Abstract

Wind-rain interaction constitutes a common physical phenomenon in nature. Nevertheless, in fluid mechanics and wind engineering, whether and how rainfall influences wind remains an unresolved challenge. This study relies on a substantial dataset obtained through on-site measurement. Initially, three distinct rainfall categories—light rain, moderate rain, and heavy rain—are established based on the magnitude of vertical wind velocity. Notably, significant disparities in the high-frequency constituents of the fluctuating wind velocity spectrum are discerned across various rainfall levels.
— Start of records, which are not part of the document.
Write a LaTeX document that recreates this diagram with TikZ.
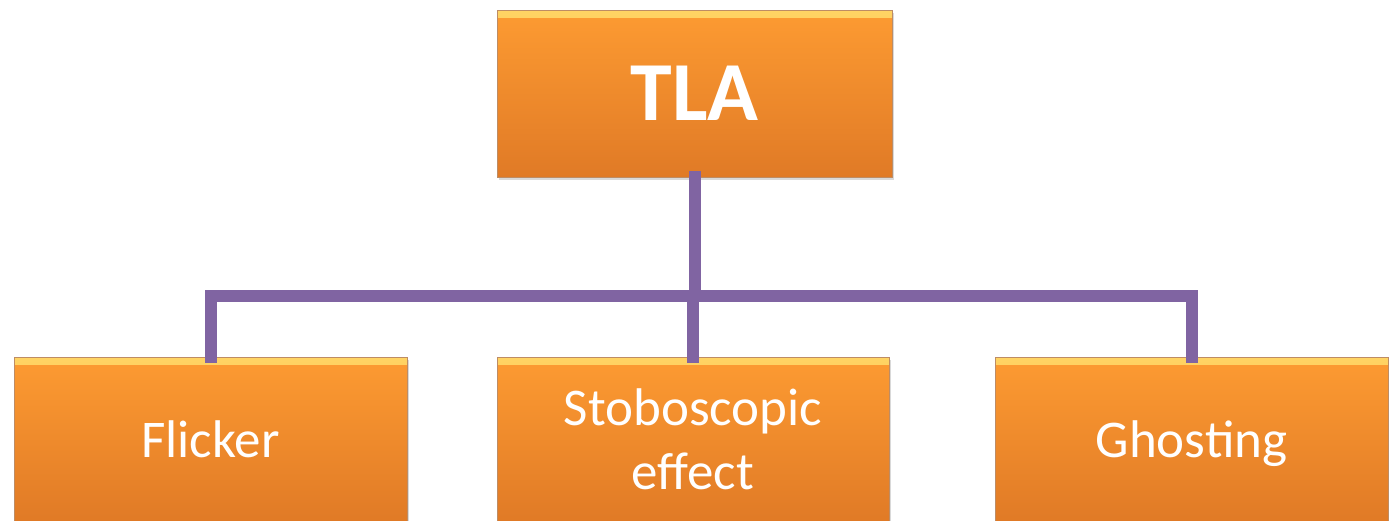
\documentclass[tikz,border=0pt]{standalone}
\usepackage{fontspec}
\setmainfont{Carlito}
\usetikzlibrary{shadows}
\definecolor{boxtop}{RGB}{253,155,50}
\definecolor{boxbot}{RGB}{224,122,38}
\definecolor{boxhi}{RGB}{255,212,100}
\definecolor{boxedge}{RGB}{190,140,100}
\definecolor{conncol}{RGB}{128,100,162}
\tikzset{
  orangebox/.style={rectangle, draw=boxedge, line width=0.8pt,
    top color=boxtop, bottom color=boxbot, text=white, inner sep=0pt,
    align=center,
    drop shadow={opacity=0.3, shadow xshift=2pt, shadow yshift=-3pt},
    path picture={\shade[top color=boxhi, bottom color=boxtop]
      (path picture bounding box.north west) rectangle
      ([yshift=-7pt]path picture bounding box.north east);}},
  conn/.style={draw=conncol, line width=12pt, line cap=rect},
  leaftext/.style={font=\fontsize{53}{64}\selectfont}
}
\begin{document}
\begin{tikzpicture}[x=1pt,y=-1pt]
\useasboundingbox (0,0) rectangle (1389,520);
\begin{scope}
\clip (0,0) rectangle (1389,520);
\node[orangebox, minimum width=395pt, minimum height=167pt,
  font=\fontsize{84}{100}\selectfont\bfseries] (tla) at (694.5,93.5) {TLA};
\node[orangebox, leaftext, minimum width=393pt, minimum height=165pt] (flick) at (210.5,439.5) {Flicker};
\node[orangebox, leaftext, minimum width=392pt, minimum height=165pt] (strob) at (693,439.5) {Stoboscopic\\effect};
\node[orangebox, leaftext, minimum width=393pt, minimum height=165pt] (ghost) at (1191.5,439.5) {\raisebox{0pt}[\height][0pt]{Ghosting}};
\coordinate (bar) at (694,296);
\draw[conn] (tla.south) -- (tla.south |- bar);
\draw[conn] (flick.north |- bar) -- (ghost.north |- bar);
\draw[conn] (flick.north) -- (flick.north |- bar);
\draw[conn] (strob.north) -- (strob.north |- bar);
\draw[conn] (ghost.north) -- (ghost.north |- bar);
\end{scope}
\end{tikzpicture}
\end{document}
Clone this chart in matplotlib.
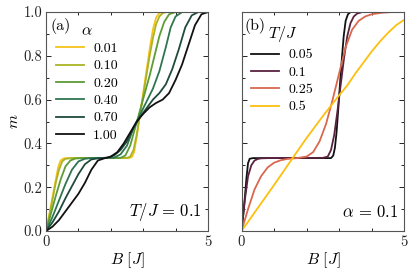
import numpy as np
import matplotlib
matplotlib.use("Agg")
import matplotlib.pyplot as plt
from matplotlib.ticker import MultipleLocator

plt.rcParams["font.family"] = "serif"
plt.rcParams["font.serif"] = ["cmr10", "DejaVu Serif"]
plt.rcParams["mathtext.fontset"] = "cm"
plt.rcParams["axes.formatter.use_mathtext"] = True
plt.rcParams["axes.unicode_minus"] = False

# ── Panel (a): T/J = 0.1, rôzne alpha ────────────────────────────────────────
alpha_labels = ["0.01", "0.10", "0.20", "0.40", "0.70", "1.00"]
alpha_colors = ["#f5c21b", "#a9b424", "#5c9b35", "#2e7650", "#1f4b3b", "#111111"]

a_B = [
    [0, 0.1, 0.2, 0.3, 0.38, 0.45, 0.55, 0.7, 2.55, 2.65, 2.72, 2.8, 2.9, 3.0, 3.1, 3.2, 3.3, 3.4, 3.5, 3.6, 5.0],
    [0, 0.1, 0.2, 0.3, 0.4, 0.5, 0.6, 0.8, 2.5, 2.6, 2.7, 2.8, 2.9, 3.0, 3.1, 3.2, 3.3, 3.4, 3.5, 3.6, 3.7, 5.0],
    [0, 0.15, 0.3, 0.45, 0.6, 0.75, 0.9, 1.1, 2.3, 2.45, 2.6, 2.75, 2.9, 3.05, 3.2, 3.35, 3.5, 3.65, 3.8, 4.0, 5.0],
    [0, 0.2, 0.4, 0.6, 0.8, 1.0, 1.2, 1.4, 2.1, 2.3, 2.5, 2.7, 2.9, 3.1, 3.3, 3.5, 3.7, 3.85, 4.0, 4.2, 5.0],
    [0, 0.2, 0.4, 0.6, 0.8, 1.0, 1.2, 1.4, 1.6, 1.9, 2.1, 2.3, 2.5, 2.7, 2.9, 3.1, 3.3, 3.5, 3.7, 3.9, 4.1, 4.3, 4.5, 4.7, 5.0],
    [0, 0.2, 0.4, 0.6, 0.8, 1.0, 1.2, 1.4, 1.6, 1.8, 2.0, 2.2, 2.4, 2.6, 2.8, 3.0, 3.2, 3.4, 3.6, 3.8, 4.0, 4.2, 4.4, 4.6, 4.8, 5.0],
]
a_m = [
    [0, 0.075, 0.155, 0.235, 0.295, 0.322, 0.332, 0.333, 0.333, 0.338, 0.36, 0.43, 0.53, 0.63, 0.73, 0.83, 0.92, 0.975, 0.996, 1.0, 1.0],
    [0, 0.07, 0.145, 0.22, 0.28, 0.318, 0.33, 0.333, 0.334, 0.34, 0.37, 0.44, 0.53, 0.62, 0.71, 0.8, 0.88, 0.945, 0.98, 0.995, 1.0, 1.0],
    [0, 0.08, 0.16, 0.235, 0.295, 0.322, 0.331, 0.333, 0.334, 0.345, 0.39, 0.47, 0.55, 0.63, 0.71, 0.8, 0.89, 0.955, 0.99, 1.0, 1.0],
    [0, 0.065, 0.14, 0.215, 0.28, 0.318, 0.33, 0.333, 0.335, 0.35, 0.39, 0.47, 0.53, 0.59, 0.65, 0.73, 0.84, 0.93, 0.98, 1.0, 1.0],
    [0, 0.04, 0.09, 0.15, 0.205, 0.26, 0.305, 0.327, 0.332, 0.335, 0.345, 0.37, 0.41, 0.47, 0.52, 0.56, 0.6, 0.63, 0.67, 0.74, 0.83, 0.93, 0.985, 1.0, 1.0],
    [0, 0.02, 0.05, 0.09, 0.13, 0.17, 0.22, 0.28, 0.322, 0.332, 0.34, 0.36, 0.4, 0.45, 0.5, 0.535, 0.565, 0.585, 0.6, 0.63, 0.69, 0.76, 0.85, 0.94, 0.99, 1.0],
]

# ── Panel (b): alpha = 0.1, rôzne T/J ────────────────────────────────────────
temp_labels = ["0.05", "0.1", "0.25", "0.5"]
temp_colors = ["#111111", "#5b2240", "#d8684f", "#fdbf0f"]

b_B = [
    [0, 0.05, 0.1, 0.15, 0.2, 0.25, 0.35, 2.75, 2.82, 2.87, 2.92, 2.97, 3.02, 3.08, 3.14, 3.2, 3.27, 3.35, 5.0],
    [0, 0.1, 0.2, 0.3, 0.4, 0.5, 0.6, 0.8, 2.5, 2.65, 2.75, 2.85, 2.95, 3.05, 3.15, 3.25, 3.35, 3.45, 3.55, 3.7, 5.0],
    [0, 0.2, 0.4, 0.6, 0.8, 1.0, 1.2, 1.4, 1.7, 2.0, 2.2, 2.4, 2.6, 2.8, 3.0, 3.2, 3.4, 3.6, 3.8, 4.0, 4.3, 4.6, 5.0],
    [0, 0.5, 1.0, 1.5, 2.0, 2.5, 3.0, 3.25, 3.5, 3.75, 4.0, 4.25, 4.5, 4.75, 5.0],
]
b_m = [
    [0, 0.07, 0.15, 0.24, 0.31, 0.33, 0.333, 0.333, 0.345, 0.38, 0.45, 0.55, 0.66, 0.78, 0.89, 0.96, 0.99, 1.0, 1.0],
    [0, 0.14, 0.25, 0.3, 0.322, 0.329, 0.332, 0.333, 0.334, 0.34, 0.37, 0.44, 0.55, 0.67, 0.79, 0.89, 0.95, 0.98, 0.993, 1.0, 1.0],
    [0, 0.1, 0.19, 0.25, 0.29, 0.312, 0.323, 0.329, 0.333, 0.34, 0.36, 0.41, 0.49, 0.6, 0.72, 0.84, 0.92, 0.96, 0.98, 0.99, 0.997, 1.0, 1.0],
    [0, 0.105, 0.21, 0.318, 0.425, 0.525, 0.62, 0.665, 0.72, 0.77, 0.82, 0.865, 0.905, 0.94, 0.965],
]


def style_axes(ax):
    ax.set_xlim(0, 5)
    ax.set_ylim(0, 1)
    ax.xaxis.set_major_locator(MultipleLocator(5))
    ax.xaxis.set_minor_locator(MultipleLocator(1))
    ax.yaxis.set_major_locator(MultipleLocator(0.2))
    ax.yaxis.set_minor_locator(MultipleLocator(0.1))
    ax.tick_params(which="both", direction="in", top=True, right=True,
                   labelsize=10.5, labelcolor="#222222")
    ax.tick_params(which="major", length=3.5, width=0.6, pad=2.5)
    ax.tick_params(which="minor", length=2.5, width=0.6)
    for s in ax.spines.values():
        s.set_color("#555555")
        s.set_linewidth(0.8)
    ax.set_xlabel(r"$B\ [J]$", fontsize=11.5, labelpad=1)


def add_legend(ax, title, x):
    ax.legend(title=title, loc="upper left", bbox_to_anchor=(x, 0.945),
              frameon=False, fontsize=10, title_fontsize=11.5, handlelength=2.0,
              handletextpad=0.7, labelspacing=0.33, borderpad=0, borderaxespad=0)


fig = plt.figure(figsize=(4.15, 2.75), dpi=100)
ax1 = fig.add_axes([0.111, 0.16, 0.390, 0.796])
ax2 = fig.add_axes([0.582, 0.16, 0.392, 0.796])

for B, m, lab, c in zip(a_B, a_m, alpha_labels, alpha_colors):
    ax1.plot(B, m, color=c, lw=1.3, label=lab)
style_axes(ax1)
ax1.set_yticks(np.arange(0, 1.01, 0.2))
ax1.set_yticklabels([f"{v:.1f}" for v in np.arange(0, 1.01, 0.2)])
ax1.set_ylabel(r"$m$", fontsize=11.5, labelpad=2)
ax1.text(0.025, 0.935, "(a)", transform=ax1.transAxes, fontsize=11.5, va="center")
ax1.text(0.965, 0.085, r"$T/J\,=\,0.1$", transform=ax1.transAxes, fontsize=12,
         ha="right", va="center")
add_legend(ax1, r"$\alpha$", 0.06)

for B, m, lab, c in zip(b_B, b_m, temp_labels, temp_colors):
    ax2.plot(B, m, color=c, lw=1.3, label=lab)
style_axes(ax2)
ax2.set_yticklabels([])
ax2.text(0.02, 0.935, "(b)", transform=ax2.transAxes, fontsize=11.5, va="center")
ax2.text(0.965, 0.085, r"$\alpha\,=\,0.1$", transform=ax2.transAxes, fontsize=12,
         ha="right", va="center")
add_legend(ax2, r"$T/J$", 0.06)

fig.savefig("out.png", dpi=100)
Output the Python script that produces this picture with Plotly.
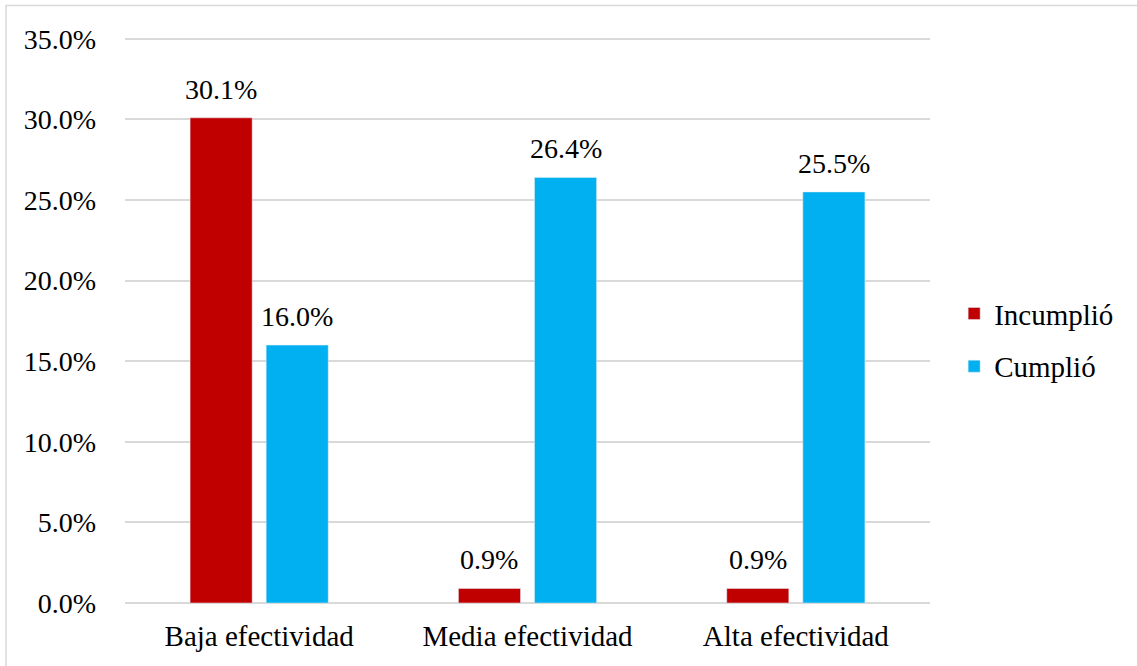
import plotly.graph_objects as go

categories = ["Baja efectividad", "Media efectividad", "Alta efectividad"]
incumplio = [30.1, 0.9, 0.9]
cumplio = [16.0, 26.4, 25.5]
y_ticks = [0, 5, 10, 15, 20, 25, 30, 35]

RED = "#C00000"
BLUE = "#00B0F0"
FONT = "Liberation Serif, Times New Roman, serif"

fig = go.Figure()
fig.add_trace(go.Bar(name="Incumplió", x=categories, y=incumplio,
                     marker_color=RED, legendgroup="inc"))
fig.add_trace(go.Bar(name="Cumplió", x=categories, y=cumplio,
                     marker_color=BLUE, legendgroup="cum"))

# value labels above each bar (bar centers offset within each group)
offset = 0.1418
for i, cat in enumerate(categories):
    for val, dx in ((incumplio[i], -offset), (cumplio[i], offset)):
        fig.add_annotation(
            x=i + dx, y=val, xref="x", yref="y",
            text=f"{val:.1f}%", showarrow=False,
            yanchor="bottom", yshift=11,
            font=dict(family=FONT, size=28, color="#000000"),
        )

# light frame around the whole chart
fig.add_shape(
    type="rect", xref="paper", yref="paper",
    x0=-0.1478, x1=1.27, y0=-0.13, y1=1.05,
    line=dict(color="#D9D9D9", width=1.5), fillcolor="rgba(0,0,0,0)",
    layer="below",
)

fig.update_layout(
    width=1137, height=666,
    margin=dict(l=125, r=207, t=34, b=63),
    paper_bgcolor="white", plot_bgcolor="white",
    barmode="group", bargap=0.433, bargroupgap=0.184,
    font=dict(family=FONT, size=28, color="#000000"),
    legend=dict(
        x=1.03, y=0.462, xanchor="left", yanchor="middle",
        font=dict(family=FONT, size=29), itemwidth=30,
        tracegroupgap=12, bgcolor="rgba(0,0,0,0)",
    ),
    showlegend=True,
)
fig.update_xaxes(
    showgrid=False, showline=False, ticks="",
    tickfont=dict(family=FONT, size=29), ticklabelstandoff=13,
)
fig.update_yaxes(
    range=[0, 35.3], tickvals=y_ticks,
    ticktext=[f"{v:.1f}%" for v in y_ticks],
    showgrid=True, gridcolor="#D9D9D9", gridwidth=1.5,
    zeroline=True, zerolinecolor="#D9D9D9", zerolinewidth=1.5,
    showline=False, ticks="", ticklabelstandoff=28,
    tickfont=dict(family=FONT, size=28),
)

fig.write_html("out.html")
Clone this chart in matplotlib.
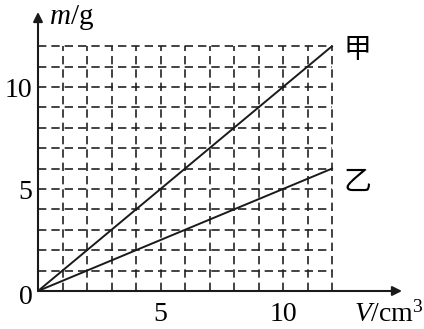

Subsequently, a rigorous quantitative analysis explores the relationship between the high-frequency cumulative energy proportion of the fluctuating wind velocity spectrum and rainfall intensity, leading to formulations that delineate the high-frequency cumulative energy proportion in the alongwind, acrosswind, and vertical wind directions as explicit functions of rainfall intensity. Moreover, a comprehensive unified expression models the three-dimensional fluctuating wind velocity spectrum. This expression incorporates parameters encompassing the relative scales of fluctuation and mean components, the extent of conversion between high and low-frequency energy, and the scaling laws governing the inertial subrange. Additionally, explicit functional dependencies for these parameters concerning variations in rainfall intensity are provided. The novel formulation of the fluctuating wind velocity spectrum proposed in this study bears substantial scientific significance, as it facilitates a deeper understanding of wind-rain interaction and offers valuable insights for conducting intricate environmental flow field simulations.